## WHAT IS BEING ASKED
From the listing below, return each line that includes "size".

--

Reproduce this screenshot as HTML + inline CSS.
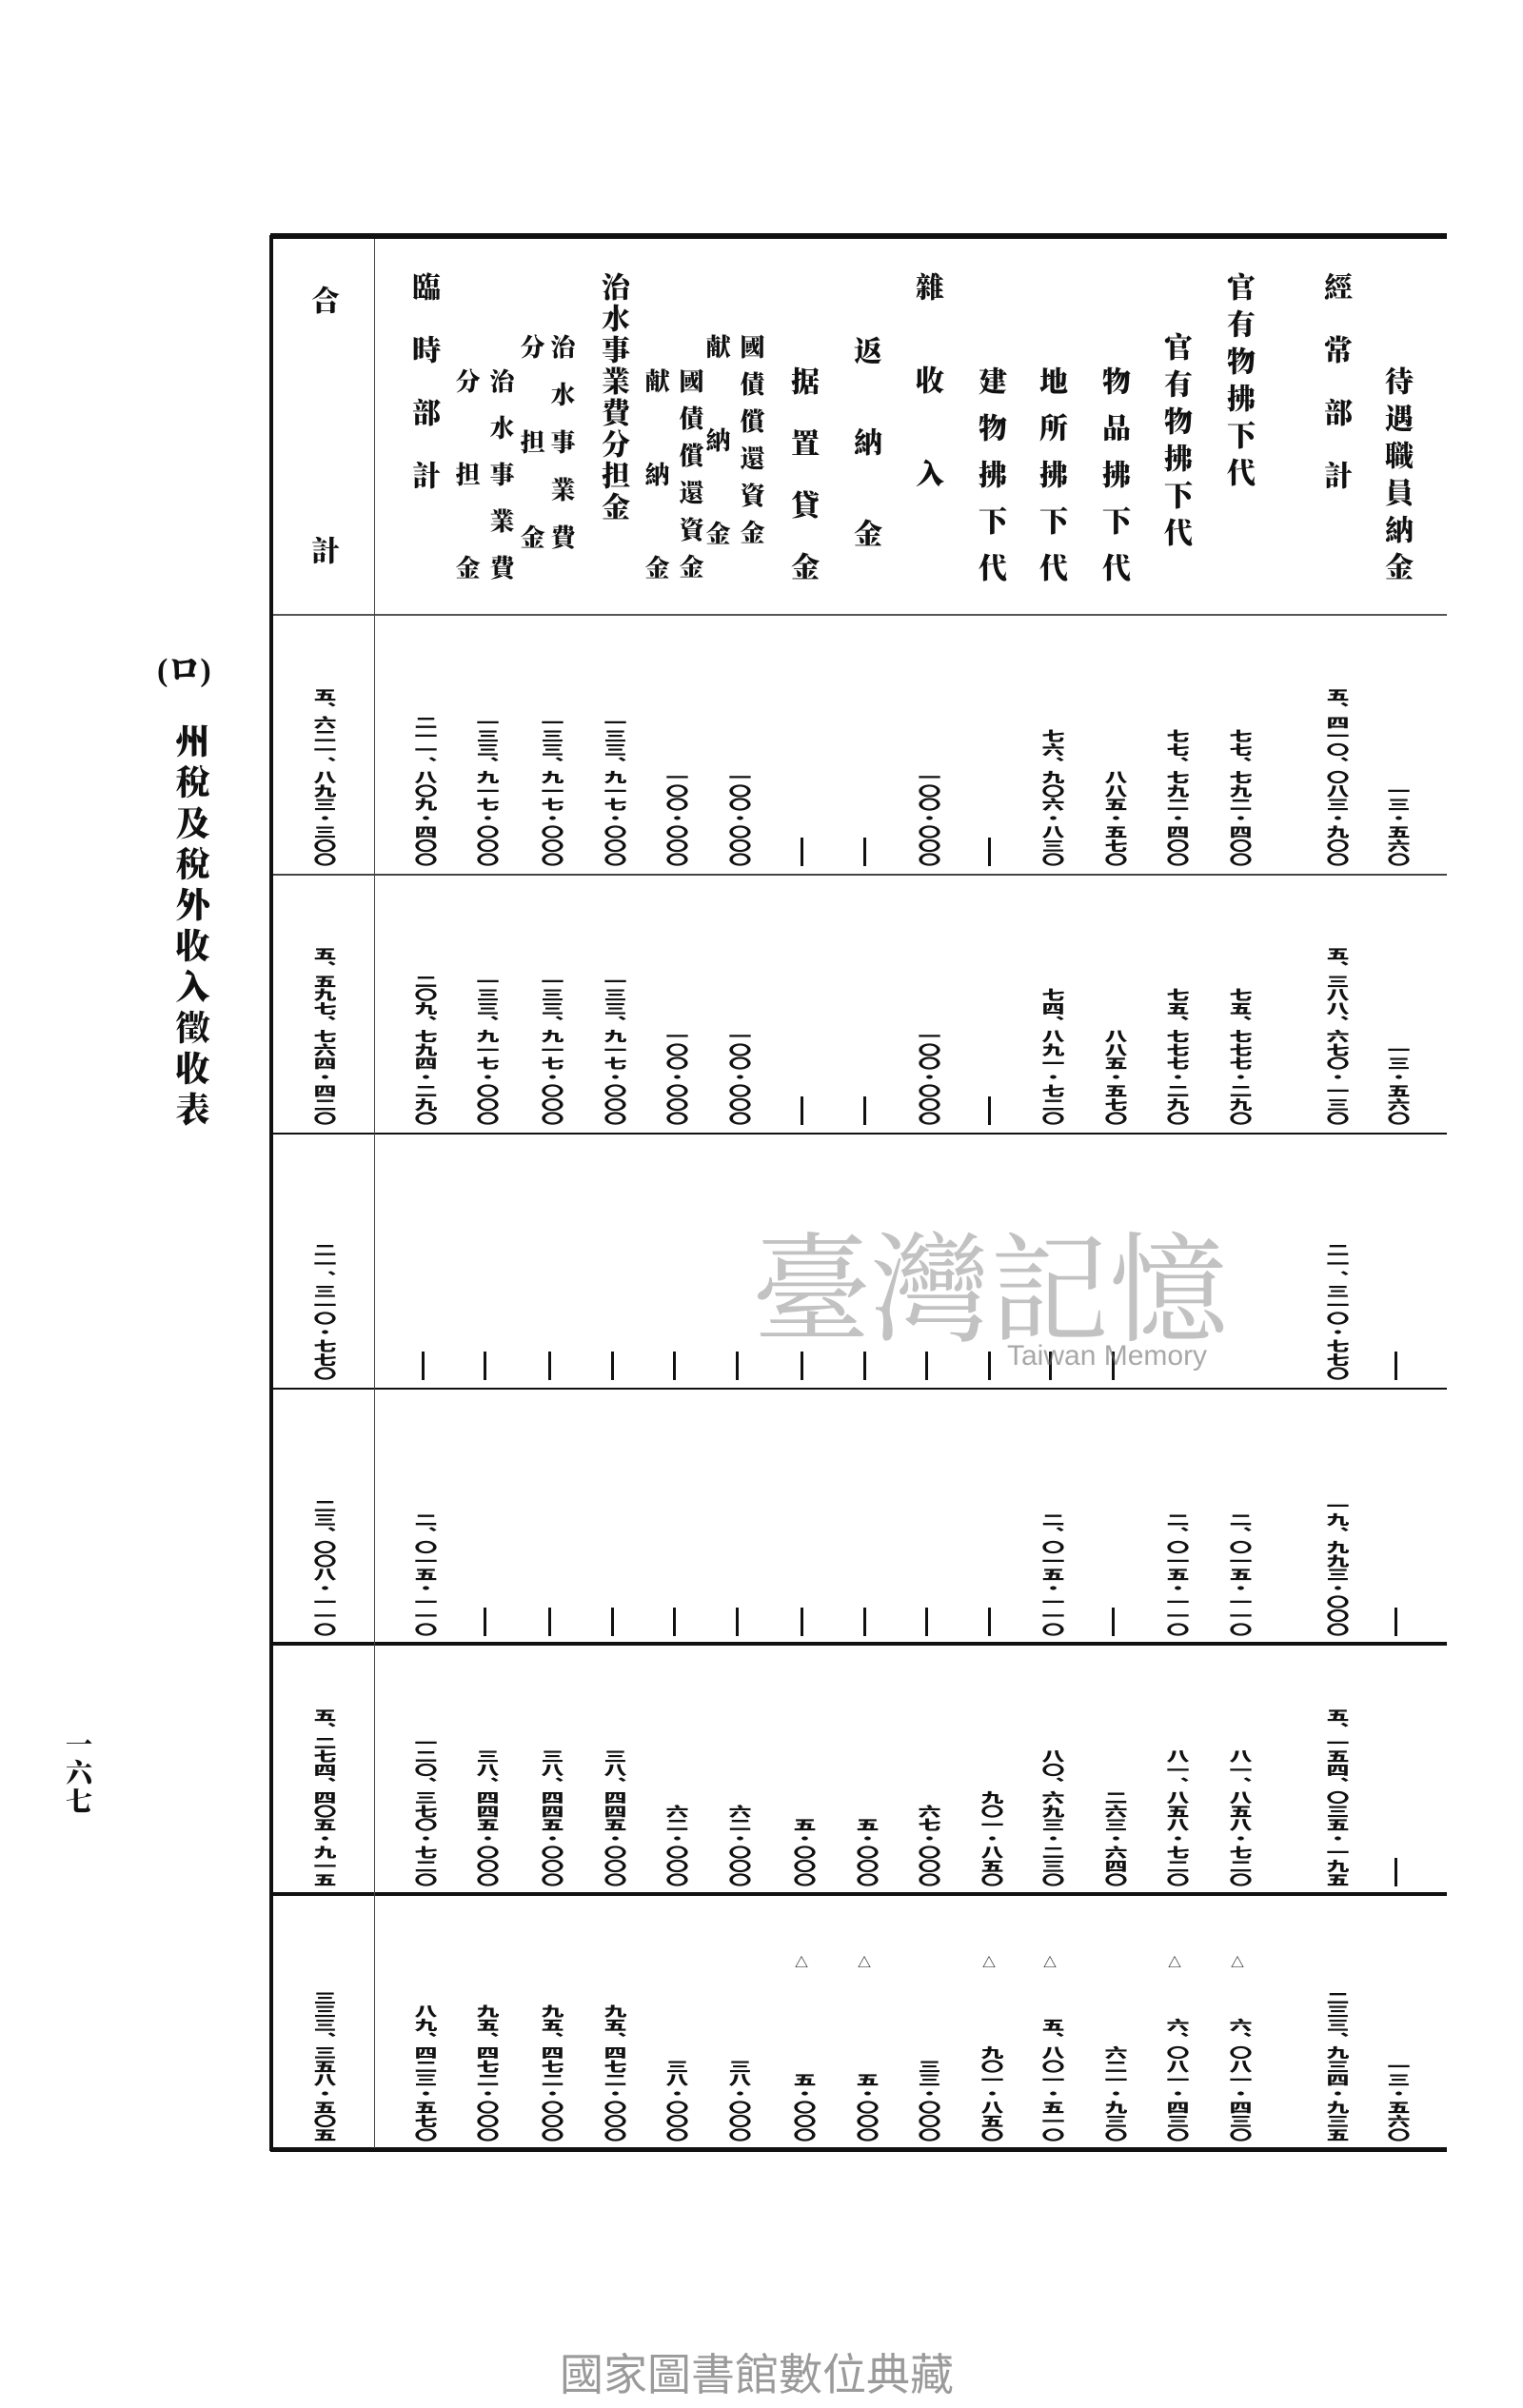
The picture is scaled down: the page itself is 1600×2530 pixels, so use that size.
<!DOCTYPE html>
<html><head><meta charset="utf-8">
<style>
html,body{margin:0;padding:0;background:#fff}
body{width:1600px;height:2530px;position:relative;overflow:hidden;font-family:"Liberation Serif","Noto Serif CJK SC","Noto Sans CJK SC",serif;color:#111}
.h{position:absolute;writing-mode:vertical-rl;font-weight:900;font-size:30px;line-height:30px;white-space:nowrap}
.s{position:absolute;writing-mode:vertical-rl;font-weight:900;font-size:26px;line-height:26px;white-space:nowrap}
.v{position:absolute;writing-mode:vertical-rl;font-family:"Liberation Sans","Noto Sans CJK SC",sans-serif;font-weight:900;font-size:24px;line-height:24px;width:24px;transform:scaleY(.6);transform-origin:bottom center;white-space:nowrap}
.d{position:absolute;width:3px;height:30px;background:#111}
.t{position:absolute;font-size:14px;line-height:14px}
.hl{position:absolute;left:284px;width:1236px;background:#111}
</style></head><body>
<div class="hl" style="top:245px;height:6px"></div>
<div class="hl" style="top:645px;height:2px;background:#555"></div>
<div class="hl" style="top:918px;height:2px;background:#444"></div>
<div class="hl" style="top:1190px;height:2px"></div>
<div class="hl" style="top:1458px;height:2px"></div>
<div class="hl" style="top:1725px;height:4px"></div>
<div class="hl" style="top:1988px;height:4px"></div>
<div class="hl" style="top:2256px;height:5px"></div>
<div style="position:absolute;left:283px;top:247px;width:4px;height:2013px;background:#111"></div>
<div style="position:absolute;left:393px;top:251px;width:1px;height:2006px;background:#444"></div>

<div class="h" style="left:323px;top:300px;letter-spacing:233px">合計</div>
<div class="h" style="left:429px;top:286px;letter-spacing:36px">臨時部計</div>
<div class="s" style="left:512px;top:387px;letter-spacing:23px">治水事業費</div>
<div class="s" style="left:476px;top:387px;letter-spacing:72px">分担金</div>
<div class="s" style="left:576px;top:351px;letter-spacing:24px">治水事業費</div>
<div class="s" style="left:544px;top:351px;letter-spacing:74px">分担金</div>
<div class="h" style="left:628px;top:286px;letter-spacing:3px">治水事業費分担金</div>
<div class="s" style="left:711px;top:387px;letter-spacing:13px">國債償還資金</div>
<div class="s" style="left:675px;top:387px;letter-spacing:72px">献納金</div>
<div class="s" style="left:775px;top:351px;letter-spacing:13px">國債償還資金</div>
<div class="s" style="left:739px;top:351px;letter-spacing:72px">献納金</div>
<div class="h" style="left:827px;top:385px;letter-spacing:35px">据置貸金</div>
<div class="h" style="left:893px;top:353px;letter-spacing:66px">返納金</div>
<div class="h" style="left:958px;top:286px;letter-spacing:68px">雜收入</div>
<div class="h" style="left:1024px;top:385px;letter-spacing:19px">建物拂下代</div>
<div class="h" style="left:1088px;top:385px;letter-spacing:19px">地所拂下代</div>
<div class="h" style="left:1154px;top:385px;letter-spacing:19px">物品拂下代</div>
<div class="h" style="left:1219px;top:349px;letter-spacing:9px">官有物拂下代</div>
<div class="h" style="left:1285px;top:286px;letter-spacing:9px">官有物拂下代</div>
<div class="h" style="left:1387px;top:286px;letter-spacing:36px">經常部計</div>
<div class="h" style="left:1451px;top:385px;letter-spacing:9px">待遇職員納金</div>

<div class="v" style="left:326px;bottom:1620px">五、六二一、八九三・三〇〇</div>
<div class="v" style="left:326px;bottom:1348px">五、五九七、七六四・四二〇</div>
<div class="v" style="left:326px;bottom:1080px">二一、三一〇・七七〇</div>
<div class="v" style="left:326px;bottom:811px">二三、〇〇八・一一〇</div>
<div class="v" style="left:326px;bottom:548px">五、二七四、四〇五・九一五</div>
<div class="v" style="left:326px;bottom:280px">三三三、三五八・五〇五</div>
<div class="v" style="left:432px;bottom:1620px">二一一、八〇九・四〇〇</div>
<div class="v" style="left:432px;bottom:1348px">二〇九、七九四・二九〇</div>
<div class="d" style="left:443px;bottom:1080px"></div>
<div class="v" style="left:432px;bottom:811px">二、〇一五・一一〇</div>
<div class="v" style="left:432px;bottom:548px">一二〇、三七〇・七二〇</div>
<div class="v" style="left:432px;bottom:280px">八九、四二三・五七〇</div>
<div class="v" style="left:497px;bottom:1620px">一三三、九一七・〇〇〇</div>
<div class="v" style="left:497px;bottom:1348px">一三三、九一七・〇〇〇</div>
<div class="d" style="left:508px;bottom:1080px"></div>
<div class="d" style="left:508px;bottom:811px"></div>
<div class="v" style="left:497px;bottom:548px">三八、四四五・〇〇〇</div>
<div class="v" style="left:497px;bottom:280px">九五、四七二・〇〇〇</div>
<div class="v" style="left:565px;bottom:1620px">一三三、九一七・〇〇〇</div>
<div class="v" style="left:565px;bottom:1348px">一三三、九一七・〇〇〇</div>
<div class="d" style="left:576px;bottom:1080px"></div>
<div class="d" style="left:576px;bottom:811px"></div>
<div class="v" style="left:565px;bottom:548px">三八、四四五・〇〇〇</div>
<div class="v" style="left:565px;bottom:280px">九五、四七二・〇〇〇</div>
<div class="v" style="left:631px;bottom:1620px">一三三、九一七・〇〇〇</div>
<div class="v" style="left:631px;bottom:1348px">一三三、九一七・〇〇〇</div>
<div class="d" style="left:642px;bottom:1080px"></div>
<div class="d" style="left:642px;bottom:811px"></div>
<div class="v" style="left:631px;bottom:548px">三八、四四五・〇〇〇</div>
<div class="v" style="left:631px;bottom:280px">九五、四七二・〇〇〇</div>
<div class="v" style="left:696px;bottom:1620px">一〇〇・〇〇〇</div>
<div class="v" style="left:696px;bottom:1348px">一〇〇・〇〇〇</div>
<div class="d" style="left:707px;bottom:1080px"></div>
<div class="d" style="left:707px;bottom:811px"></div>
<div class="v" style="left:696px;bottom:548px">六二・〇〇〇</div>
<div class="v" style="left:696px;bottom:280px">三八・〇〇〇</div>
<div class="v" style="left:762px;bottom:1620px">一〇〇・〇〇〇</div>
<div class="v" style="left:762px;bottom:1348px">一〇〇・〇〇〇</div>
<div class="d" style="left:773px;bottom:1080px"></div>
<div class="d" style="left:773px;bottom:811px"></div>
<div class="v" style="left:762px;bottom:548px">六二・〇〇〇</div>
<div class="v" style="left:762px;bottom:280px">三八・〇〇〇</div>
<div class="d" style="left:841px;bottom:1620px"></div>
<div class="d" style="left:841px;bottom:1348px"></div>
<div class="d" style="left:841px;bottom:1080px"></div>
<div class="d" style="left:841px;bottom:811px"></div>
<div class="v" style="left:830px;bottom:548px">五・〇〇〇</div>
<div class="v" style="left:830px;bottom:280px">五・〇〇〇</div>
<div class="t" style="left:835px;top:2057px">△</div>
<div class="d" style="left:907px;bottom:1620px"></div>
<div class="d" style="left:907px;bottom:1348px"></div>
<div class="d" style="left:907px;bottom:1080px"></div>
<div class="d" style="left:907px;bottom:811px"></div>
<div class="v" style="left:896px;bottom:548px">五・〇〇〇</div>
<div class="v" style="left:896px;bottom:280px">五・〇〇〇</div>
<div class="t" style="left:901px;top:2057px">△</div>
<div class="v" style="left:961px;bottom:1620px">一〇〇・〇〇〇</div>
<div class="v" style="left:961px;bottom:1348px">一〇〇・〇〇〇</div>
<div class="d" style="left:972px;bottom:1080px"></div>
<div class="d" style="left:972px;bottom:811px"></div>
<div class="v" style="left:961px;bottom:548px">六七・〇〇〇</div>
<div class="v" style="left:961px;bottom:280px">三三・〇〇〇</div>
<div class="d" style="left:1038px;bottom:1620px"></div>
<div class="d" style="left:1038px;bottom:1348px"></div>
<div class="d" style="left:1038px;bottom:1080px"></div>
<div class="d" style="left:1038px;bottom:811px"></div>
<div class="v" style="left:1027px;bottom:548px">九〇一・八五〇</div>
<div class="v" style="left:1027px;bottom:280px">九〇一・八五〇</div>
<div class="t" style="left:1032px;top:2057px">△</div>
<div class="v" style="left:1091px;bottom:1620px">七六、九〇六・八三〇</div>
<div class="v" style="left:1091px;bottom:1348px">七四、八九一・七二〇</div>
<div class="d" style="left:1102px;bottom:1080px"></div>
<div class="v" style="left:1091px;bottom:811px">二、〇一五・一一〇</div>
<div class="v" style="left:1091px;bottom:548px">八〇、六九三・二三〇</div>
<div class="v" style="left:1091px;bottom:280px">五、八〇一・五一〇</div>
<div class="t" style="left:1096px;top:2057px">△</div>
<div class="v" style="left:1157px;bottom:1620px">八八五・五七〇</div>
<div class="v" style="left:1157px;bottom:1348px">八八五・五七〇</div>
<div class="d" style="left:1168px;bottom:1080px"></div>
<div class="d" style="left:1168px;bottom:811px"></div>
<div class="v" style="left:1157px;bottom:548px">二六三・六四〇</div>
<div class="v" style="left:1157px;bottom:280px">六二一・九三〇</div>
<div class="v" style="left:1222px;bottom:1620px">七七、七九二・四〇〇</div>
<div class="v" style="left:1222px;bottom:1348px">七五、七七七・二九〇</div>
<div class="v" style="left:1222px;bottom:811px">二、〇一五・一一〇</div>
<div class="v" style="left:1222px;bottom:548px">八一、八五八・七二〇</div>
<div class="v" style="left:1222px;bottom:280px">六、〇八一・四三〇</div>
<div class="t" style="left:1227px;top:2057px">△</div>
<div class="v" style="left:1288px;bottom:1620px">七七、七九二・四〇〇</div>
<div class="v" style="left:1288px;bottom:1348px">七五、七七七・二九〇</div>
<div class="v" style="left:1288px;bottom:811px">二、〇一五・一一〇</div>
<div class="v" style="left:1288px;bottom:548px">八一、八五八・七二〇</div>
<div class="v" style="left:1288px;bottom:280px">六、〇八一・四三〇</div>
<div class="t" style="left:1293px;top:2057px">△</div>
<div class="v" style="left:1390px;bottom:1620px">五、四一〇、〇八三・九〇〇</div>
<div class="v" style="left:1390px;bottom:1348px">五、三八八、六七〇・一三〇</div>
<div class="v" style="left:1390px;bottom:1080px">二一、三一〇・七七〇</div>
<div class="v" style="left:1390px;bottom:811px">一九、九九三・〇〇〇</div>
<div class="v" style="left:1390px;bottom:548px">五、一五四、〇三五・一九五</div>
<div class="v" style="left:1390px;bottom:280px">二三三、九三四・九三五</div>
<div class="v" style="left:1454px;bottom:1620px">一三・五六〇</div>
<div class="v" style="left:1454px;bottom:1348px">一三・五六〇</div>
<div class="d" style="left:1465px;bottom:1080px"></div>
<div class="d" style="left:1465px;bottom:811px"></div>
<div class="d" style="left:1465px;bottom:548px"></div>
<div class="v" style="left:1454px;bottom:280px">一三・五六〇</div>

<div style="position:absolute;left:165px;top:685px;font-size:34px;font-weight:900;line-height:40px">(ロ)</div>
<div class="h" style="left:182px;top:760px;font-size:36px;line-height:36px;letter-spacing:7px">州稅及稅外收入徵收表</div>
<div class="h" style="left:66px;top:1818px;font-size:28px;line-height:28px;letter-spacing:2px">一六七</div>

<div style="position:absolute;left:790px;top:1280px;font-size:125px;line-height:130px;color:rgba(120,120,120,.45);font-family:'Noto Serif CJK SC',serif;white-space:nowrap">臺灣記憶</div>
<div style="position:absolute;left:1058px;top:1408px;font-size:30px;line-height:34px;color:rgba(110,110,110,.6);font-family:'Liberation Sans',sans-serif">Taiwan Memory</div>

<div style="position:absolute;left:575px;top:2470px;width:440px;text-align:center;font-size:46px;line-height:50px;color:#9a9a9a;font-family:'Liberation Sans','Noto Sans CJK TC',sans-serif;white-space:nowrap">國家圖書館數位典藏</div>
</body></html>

--

## OUTPUT OF THE EXERCISE
The picture is scaled down: the page itself is 1600×2530 pixels, so use that size.
.h{position:absolute;writing-mode:vertical-rl;font-weight:900;font-size:30px;line-height:30px;white-space:nowrap}
.s{position:absolute;writing-mode:vertical-rl;font-weight:900;font-size:26px;line-height:26px;white-space:nowrap}
.v{position:absolute;writing-mode:vertical-rl;font-family:"Liberation Sans","Noto Sans CJK SC",sans-serif;font-weight:900;font-size:24px;line-height:24px;width:24px;transform:scaleY(.6);transform-origin:bottom center;white-space:nowrap}
.t{position:absolute;font-size:14px;line-height:14px}
<div style="position:absolute;left:165px;top:685px;font-size:34px;font-weight:900;line-height:40px">(ロ)</div>
<div class="h" style="left:182px;top:760px;font-size:36px;line-height:36px;letter-spacing:7px">州稅及稅外收入徵收表</div>
<div class="h" style="left:66px;top:1818px;font-size:28px;line-height:28px;letter-spacing:2px">一六七</div>
<div style="position:absolute;left:790px;top:1280px;font-size:125px;line-height:130px;color:rgba(120,120,120,.45);font-family:'Noto Serif CJK SC',serif;white-space:nowrap">臺灣記憶</div>
<div style="position:absolute;left:1058px;top:1408px;font-size:30px;line-height:34px;color:rgba(110,110,110,.6);font-family:'Liberation Sans',sans-serif">Taiwan Memory</div>
<div style="position:absolute;left:575px;top:2470px;width:440px;text-align:center;font-size:46px;line-height:50px;color:#9a9a9a;font-family:'Liberation Sans','Noto Sans CJK TC',sans-serif;white-space:nowrap">國家圖書館數位典藏</div>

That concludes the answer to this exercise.